Dans un de mes précédents messages, j'écrivais que, pour moi, il était évident que l'autisme gravitait quelque part dans la constellation des "dys". Il se trouve que les enfants à haut potentiel intellectuel (aussi dits "précoces") peuvent également être rattachés à cette constellation.

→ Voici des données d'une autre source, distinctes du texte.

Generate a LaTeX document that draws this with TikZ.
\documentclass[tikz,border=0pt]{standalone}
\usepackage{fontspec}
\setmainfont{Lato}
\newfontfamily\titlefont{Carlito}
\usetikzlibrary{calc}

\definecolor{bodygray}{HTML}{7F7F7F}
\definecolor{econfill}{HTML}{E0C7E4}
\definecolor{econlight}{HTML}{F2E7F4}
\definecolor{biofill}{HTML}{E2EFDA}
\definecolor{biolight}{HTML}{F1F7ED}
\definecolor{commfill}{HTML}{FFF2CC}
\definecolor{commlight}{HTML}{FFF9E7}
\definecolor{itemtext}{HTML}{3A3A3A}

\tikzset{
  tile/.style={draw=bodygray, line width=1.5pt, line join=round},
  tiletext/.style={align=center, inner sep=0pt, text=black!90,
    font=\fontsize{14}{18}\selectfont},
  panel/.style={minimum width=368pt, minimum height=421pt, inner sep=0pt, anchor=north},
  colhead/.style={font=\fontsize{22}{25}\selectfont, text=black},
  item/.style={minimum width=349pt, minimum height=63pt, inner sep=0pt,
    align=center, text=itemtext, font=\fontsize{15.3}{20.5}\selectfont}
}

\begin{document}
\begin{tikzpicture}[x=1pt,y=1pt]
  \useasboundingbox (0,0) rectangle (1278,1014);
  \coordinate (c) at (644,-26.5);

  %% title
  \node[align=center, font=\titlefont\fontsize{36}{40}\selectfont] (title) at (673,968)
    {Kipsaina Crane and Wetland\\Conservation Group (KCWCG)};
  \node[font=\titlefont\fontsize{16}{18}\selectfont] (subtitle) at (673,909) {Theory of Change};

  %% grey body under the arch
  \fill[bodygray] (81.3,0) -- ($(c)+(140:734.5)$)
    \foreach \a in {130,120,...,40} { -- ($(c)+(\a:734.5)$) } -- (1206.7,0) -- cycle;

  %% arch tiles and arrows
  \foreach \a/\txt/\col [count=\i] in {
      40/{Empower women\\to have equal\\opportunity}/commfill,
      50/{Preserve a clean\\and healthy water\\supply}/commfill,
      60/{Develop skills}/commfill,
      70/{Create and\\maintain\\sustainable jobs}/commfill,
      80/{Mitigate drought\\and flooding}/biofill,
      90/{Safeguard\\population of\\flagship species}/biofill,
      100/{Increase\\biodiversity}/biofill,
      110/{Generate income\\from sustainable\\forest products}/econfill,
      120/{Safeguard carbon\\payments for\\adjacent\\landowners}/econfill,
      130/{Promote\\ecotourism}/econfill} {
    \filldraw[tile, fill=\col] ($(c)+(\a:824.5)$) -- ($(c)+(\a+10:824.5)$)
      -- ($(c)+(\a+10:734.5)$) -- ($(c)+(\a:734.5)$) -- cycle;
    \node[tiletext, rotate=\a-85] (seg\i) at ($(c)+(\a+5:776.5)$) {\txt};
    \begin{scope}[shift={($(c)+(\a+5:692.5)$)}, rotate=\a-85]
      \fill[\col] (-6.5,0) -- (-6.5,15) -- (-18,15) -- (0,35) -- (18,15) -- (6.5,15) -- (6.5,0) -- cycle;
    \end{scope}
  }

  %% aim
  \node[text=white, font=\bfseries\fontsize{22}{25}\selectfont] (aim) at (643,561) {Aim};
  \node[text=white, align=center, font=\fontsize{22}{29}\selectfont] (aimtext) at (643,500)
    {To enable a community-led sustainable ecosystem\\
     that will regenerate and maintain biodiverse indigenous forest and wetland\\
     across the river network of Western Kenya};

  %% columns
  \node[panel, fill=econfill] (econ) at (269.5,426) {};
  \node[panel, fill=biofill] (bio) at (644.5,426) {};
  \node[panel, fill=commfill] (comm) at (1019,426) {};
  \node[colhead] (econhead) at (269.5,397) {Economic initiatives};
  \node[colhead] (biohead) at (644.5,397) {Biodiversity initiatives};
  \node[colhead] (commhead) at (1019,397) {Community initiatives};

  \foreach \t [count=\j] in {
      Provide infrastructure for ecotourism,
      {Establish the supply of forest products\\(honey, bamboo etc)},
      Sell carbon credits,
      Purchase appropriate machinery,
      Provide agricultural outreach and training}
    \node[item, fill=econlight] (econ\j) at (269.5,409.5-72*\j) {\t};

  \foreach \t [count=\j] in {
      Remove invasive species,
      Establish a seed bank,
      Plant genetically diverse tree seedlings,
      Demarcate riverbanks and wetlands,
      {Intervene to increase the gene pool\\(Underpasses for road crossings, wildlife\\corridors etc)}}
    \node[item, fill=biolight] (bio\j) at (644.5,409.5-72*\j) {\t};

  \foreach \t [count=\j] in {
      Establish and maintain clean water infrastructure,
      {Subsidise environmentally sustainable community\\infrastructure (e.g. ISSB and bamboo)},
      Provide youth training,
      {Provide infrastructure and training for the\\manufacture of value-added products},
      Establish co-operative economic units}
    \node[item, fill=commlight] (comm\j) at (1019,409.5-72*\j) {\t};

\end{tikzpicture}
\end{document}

Aujourd'hui, j'ai eu la chance d'assister à une formation sur le "fonctionnement cognitif et psychologique des EHPI (élèves à haut potentiel intellectuel)" donnée par Nathalie Gavens, maître de conférence. A part pour mentionner que l'étude des enfants autistes avait permis de mieux comprendre l'intelligence musicale souvent bien développée chez les EHPI, la conférencière n'a pas fait de rapprochement particulier entre autisme et haut potentiel intellectuel. De fait, le profil cognitif des EHPI est à l'opposé de celui des enfants autistes : ils ont une approche très globale des choses là où les autistes ont une vision séquentielle et morcelée; ils sont à l'aise dans l'expression verbale qui fait si cruellement défaut aux jeunes autistes; ils peuvent faire preuve d'une grande souplesse de pensée et d'une grande créativité quand il s'agit de résoudre un problème alors que les autistes se caractérisent plutôt par une certaine rigidité; ils ont souvent une intelligence interpersonnelle très développée alors que l'empathie n'est pas quelque chose d'évident pour les autistes...
Il y a toutefois quelques traits communs entre ces enfants qui m'ont frappée. Dans les deux cas, en effet, on a affaire à des enfants hypersensibles sur le plan affectif (des "éponges") et sur le plan sensoriel (leurs sens sont hyperdéveloppés ce qui peut les parasiter): une collègue de lettres, précoce et maman d'une petite fille à haut potentiel, nous a fait part de son expérience et de ses connaissances à ce sujet. Les enfants à haut potentiel sont capables d'emmagasiner des connaissances encyclopédiques comme les autistes de haut niveau. Dans les deux cas, on a des enfants qui sont mal à l'aise avec leur corps. Comme les autistes -et tous les enfants mais à un degré moindre-, les EHPI ont besoin d'être rassurés et valorisés en permanence.
Les EHPI sont atteints de dyssynchronies (surmaturité d'un côté/immaturité de l'autre) multiples : décalage entre leur intelligence et leur psychomotricté, décalage entre les différents domaines de leur développement intellectuel, décalage entre leur intelligence et leur immaturité affective. Le décalage est aussi social, avec l'école, avec leurs pairs, voire leurs parents, partagés entre émerveillement et destabilisation. Ces trois derniers points, que l'on pourrait regrouper sous l'appellation de "dyssynchronie sociale", n'ont rien à voir avec l'autisme quant à leurs causes, mais peuvent s'en rapprocher quant à leurs effets (solitude, anxiété). Dyssynchronie... Le mot me fait irrémédiablement songer, bien sûr, à cette fameuse "dysharmonie évolutive" dont m'avait parlé l'orthophoniste de Matthieu. Dans les deux cas, le "dys" de cette fascinante galaxie constituée d'individus au fonctionnement original est bien là.
Au final, enfants précoces et enfants autistes ont en commun un fonctionnement cérébral et psychoaffectif atypique, quelle qu'en soit la modalité exacte -différente, c'est évident. L'autisme ne doit plus être considéré avant tout comme une maladie mentale mais bien comme une sorte de super "dys" ainsi que j'ai déjà eu l'occasion de l'écrire.
Sur le plan des adaptations scolaires, il en va de la précocité comme de l'autisme de haut niveau ou de la dyslexie : il faut que l'enseignant s'efforce de comprendre le mode de fonctionnement des élèves "extraordinaires" qui en sont atteints, qu'il accepte l'idée de cette différence, qu'il en tienne compte dans sa pratique pédagogique tout en accompagnant les élèves pour, en s'appuyant sur leurs caractéristiques, leurs centres d'intérêts et leurs compétences particulières, les aider à s'adapter à un système non conçu pour leurs formes si originales d'intelligence.